De la plongée en terres ouvrières en raccourcis politiques

 

Adapté sur Les planches par Thomas Ostermeier en 2019, soit dix ans après sa parution, le fameux récit autobiographique et sociologique de Didier Eribon, Retour à Reims, dispose désormais, grâce à Jean -Gabriel Périot, d'un prolongement documentaire. Prenant pour fil conducteur l'histoire familiale de l'auteur, avec les propres mots de celui-ci, et à travers un choix d'archives percutantes, le réalisateur donne à voir et entendre l'usine, ses cadences infernales, la vie en HLM; les petits moments de bonheur, aussi, les traditions qui cimentent tout un monde, surtout. Le bal populaire est restitué dans son ambivalence : moment de détente en même temps que lieu d'une reproduction sociale enserrant l'horizon à l'insu des subjectivités. Le film met en exergue les logiques d'« auto-élimination » scolaire, quand «le choix des possibles est étroitement circonscrit par la position de classe », selon la formule ciselée d'Eribon.
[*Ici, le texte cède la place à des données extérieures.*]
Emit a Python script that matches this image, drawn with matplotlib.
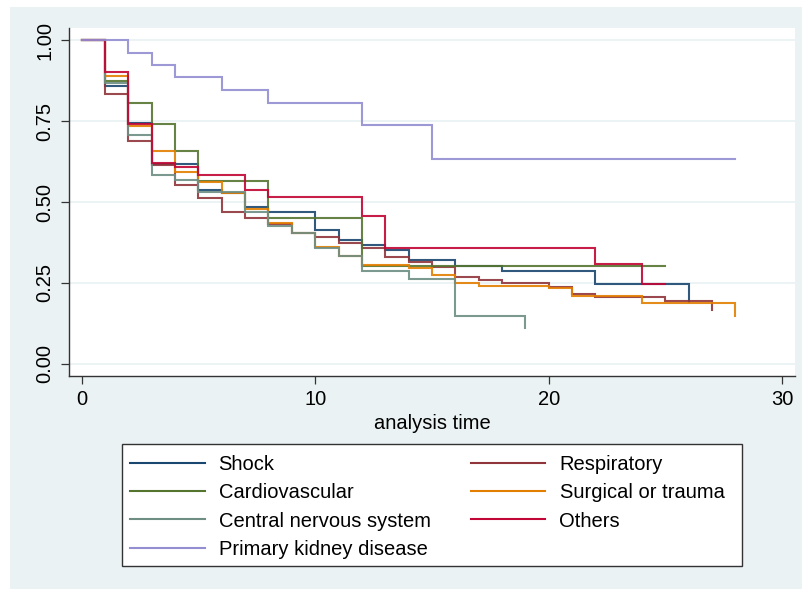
import matplotlib
matplotlib.use("Agg")
import matplotlib.pyplot as plt
from matplotlib.patches import Rectangle

plt.rcParams['font.family'] = ['Liberation Sans', 'DejaVu Sans']

# ---- data (Kaplan-Meier step values) ----
shock_t = [0, 1, 2, 3, 5, 6, 7, 8, 10, 11, 12, 13, 14, 16, 18, 22, 26]
shock_s = [1.0, 0.860, 0.745, 0.617, 0.538, 0.527, 0.486, 0.470, 0.412, 0.383,
           0.368, 0.353, 0.321, 0.303, 0.287, 0.245, 0.191]

resp_t = [0, 1, 2, 3, 4, 5, 6, 7, 8, 9, 10, 11, 12, 13, 14, 15, 16, 17, 18,
          20, 21, 22, 25, 27]
resp_s = [1.0, 0.833, 0.689, 0.614, 0.552, 0.511, 0.468, 0.452, 0.431, 0.405,
          0.393, 0.372, 0.357, 0.330, 0.315, 0.298, 0.267, 0.259, 0.251,
          0.237, 0.215, 0.206, 0.194, 0.166]

cardio_t = [0, 1, 2, 3, 4, 5, 8, 12, 25]
cardio_s = [1.0, 0.875, 0.807, 0.740, 0.658, 0.565, 0.452, 0.302, 0.302]

surg_t = [0, 1, 2, 3, 4, 5, 6, 7, 8, 9, 10, 11, 12, 14, 15, 16, 17, 20, 21,
          24, 28]
surg_s = [1.0, 0.891, 0.735, 0.658, 0.593, 0.563, 0.527, 0.478, 0.434, 0.405,
          0.360, 0.333, 0.305, 0.295, 0.274, 0.251, 0.239, 0.234, 0.209,
          0.188, 0.147]

cns_t = [0, 1, 2, 3, 4, 5, 7, 8, 9, 10, 11, 12, 14, 16, 19]
cns_s = [1.0, 0.867, 0.706, 0.585, 0.568, 0.530, 0.468, 0.426, 0.405, 0.358,
         0.333, 0.287, 0.261, 0.149, 0.110]

other_t = [0, 1, 2, 3, 4, 5, 7, 8, 12, 13, 22, 24, 25]
other_s = [1.0, 0.902, 0.741, 0.622, 0.607, 0.585, 0.538, 0.514, 0.457, 0.358,
           0.307, 0.247, 0.247]

kidney_t = [0, 2, 3, 4, 6, 8, 12, 15, 28]
kidney_s = [1.0, 0.962, 0.925, 0.888, 0.846, 0.805, 0.737, 0.633, 0.633]

labels = ["Shock", "Respiratory", "Cardiovascular", "Surgical or trauma",
          "Central nervous system", "Others", "Primary kidney disease"]
colors = ["#1a476f", "#90353b", "#55752f", "#e37e00", "#6e8e84", "#c10534",
          "#938dd2"]
series = [(shock_t, shock_s), (resp_t, resp_s), (cardio_t, cardio_s),
          (surg_t, surg_s), (cns_t, cns_s), (other_t, other_s),
          (kidney_t, kidney_s)]

xticks = [0, 10, 20, 30]
yticks = [0.0, 0.25, 0.50, 0.75, 1.0]
yticklabels = ["0.00", "0.25", "0.50", "0.75", "1.00"]

# ---- figure ----
W, H = 802, 589
fig = plt.figure(figsize=(W / 100, H / 100), dpi=100, facecolor="white")
bg = "#EAF2F3"
fig.patches.append(Rectangle((10 / W, 0), 1 - 10 / W, 1 - 7 / H,
                             transform=fig.transFigure, facecolor=bg,
                             edgecolor="none", zorder=-10))

ax = fig.add_axes([69.3 / W, 1 - 376 / H, (795 - 69.3) / W, (376 - 28) / H])
ax.set_facecolor("white")

handles = []
for (t, s), lab, c in zip(series, labels, colors):
    ln, = ax.plot(t, s, drawstyle="steps-post", color=c, lw=1.5, alpha=0.9,
                  label=lab, solid_joinstyle="miter", zorder=3)
    handles.append(ln)

ax.set_xlim(-0.53, 30.55)
ax.set_ylim(-0.038, 1.038)
ax.set_xticks(xticks)
ax.set_yticks(yticks)
ax.set_yticklabels(yticklabels)
ax.tick_params(axis="both", labelsize=14.5, length=6, width=0.9,
               color="#333333", labelcolor="black")
ax.tick_params(axis="x", pad=4)
ax.tick_params(axis="y", pad=5)
for lbl in ax.get_yticklabels():
    lbl.set_rotation(90)
    lbl.set_va("center")

ax.grid(axis="y", color=bg, lw=1.3, zorder=0)
ax.set_axisbelow(True)
for side in ["top", "right"]:
    ax.spines[side].set_visible(False)
for side in ["left", "bottom"]:
    ax.spines[side].set_color("#333333")
    ax.spines[side].set_linewidth(1.0)

ax.set_xlabel("analysis time", fontsize=14.5, labelpad=4)

# legend frame drawn explicitly
fig.patches.append(Rectangle((122 / W, 1 - 566 / H), (742 - 122) / W,
                             (566 - 443.5) / H, transform=fig.transFigure,
                             facecolor="white", edgecolor="#333333", lw=1.0,
                             zorder=-5))

order = [0, 2, 4, 6, 1, 3, 5]
leg = fig.legend([handles[i] for i in order], [labels[i] for i in order],
                 ncol=2, loc="upper left",
                 bbox_to_anchor=(130 / W, 1 - 455 / H),
                 bbox_transform=fig.transFigure,
                 fontsize=14.5, frameon=False,
                 handlelength=3.7, handletextpad=0.7, columnspacing=2.0,
                 borderpad=0.0, labelspacing=0.46, borderaxespad=0)
for lh in leg.get_lines():
    lh.set_linewidth(1.5)
    lh.set_alpha(1.0)

fig.savefig("out.png", dpi=100, facecolor=fig.get_facecolor())
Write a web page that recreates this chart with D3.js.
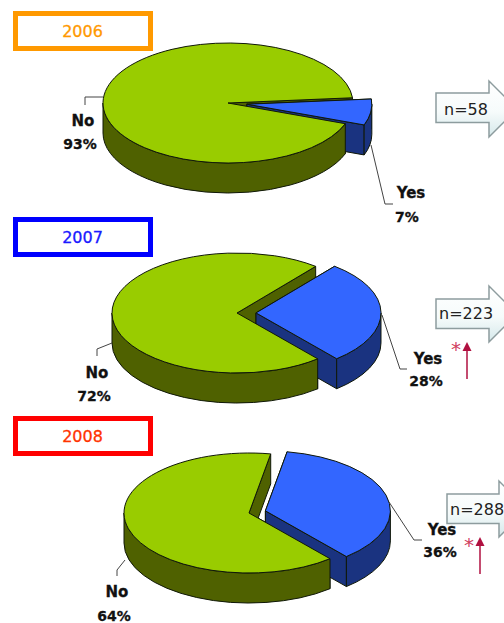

Point d'angélisme ici, point de vision messianique qui viendrait travestir la réalité brute des injustices endurées au quotidien. Et c'est là tout l'intérêt de ces « fragments ». En revanche, une partie du discours, celle qui porte sur les traductions politiques de « l'identité de classe », charrie d'étranges raccourcis.

Ainsi, il est asséné que le Front national, à partir des années 1980, dans le contexte des désillusions suscitées par la gauche au pouvoir, se serait tout bonnement substitué au PCF dans le rôle de représentant et défenseur de la classe ouvrière. Une analyse à l'emporte-pièce, qui ne semble pas prendre la mesure du caractère intrinsèquement populisme d'extrême droite. On notera par ailleurs que le film n'évoque jamais les communistes qu'au passé, comme c'est souvent le cas, aussi, dans les discours de la droite et du patronat prenant leur désir pour la réalité.